By so forthrightly and accurately acknowledging the true implications of the science in his earlier reports, Professor Garnaut took on a duty to alert the community and the Government to the dangers, and inform them that cutting emissions sharply is possible at very modest cost. After all, his own modelling indicates that if we pursued a 450 ppm target the cost to GNP would be trivial – instead of our real incomes doubling in 2040 we would have to wait until 2043.
This is the most important message of the report, but Garnaut has chosen not to emphasise it. Instead, he has decided that his job is to formulate a subtle, even tricky, global strategy for the Rudd Government to take to international forums. It should be no surprise that the gap he has now opened up between what the science demands and what he recommends has been met with dismay.

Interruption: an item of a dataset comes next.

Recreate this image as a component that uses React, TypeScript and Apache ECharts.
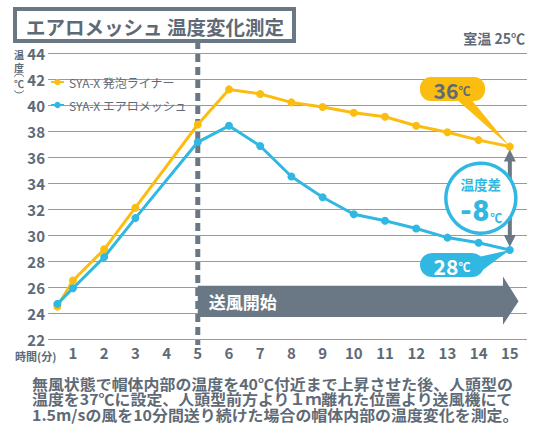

The Garnaut Review is being too clever by half: it is trying to preserve the Review's political relevance even though what is proposed involves terrible risks for us all. The bottom line is that the Garnaut report provides the Rudd Government with the excuse it's been looking for to go soft while pretending otherwise, bids down the likely ambitions of developed and developing countries at the negotiations leading to Copenhagen, and erodes the chances of Australia playing a leadership role.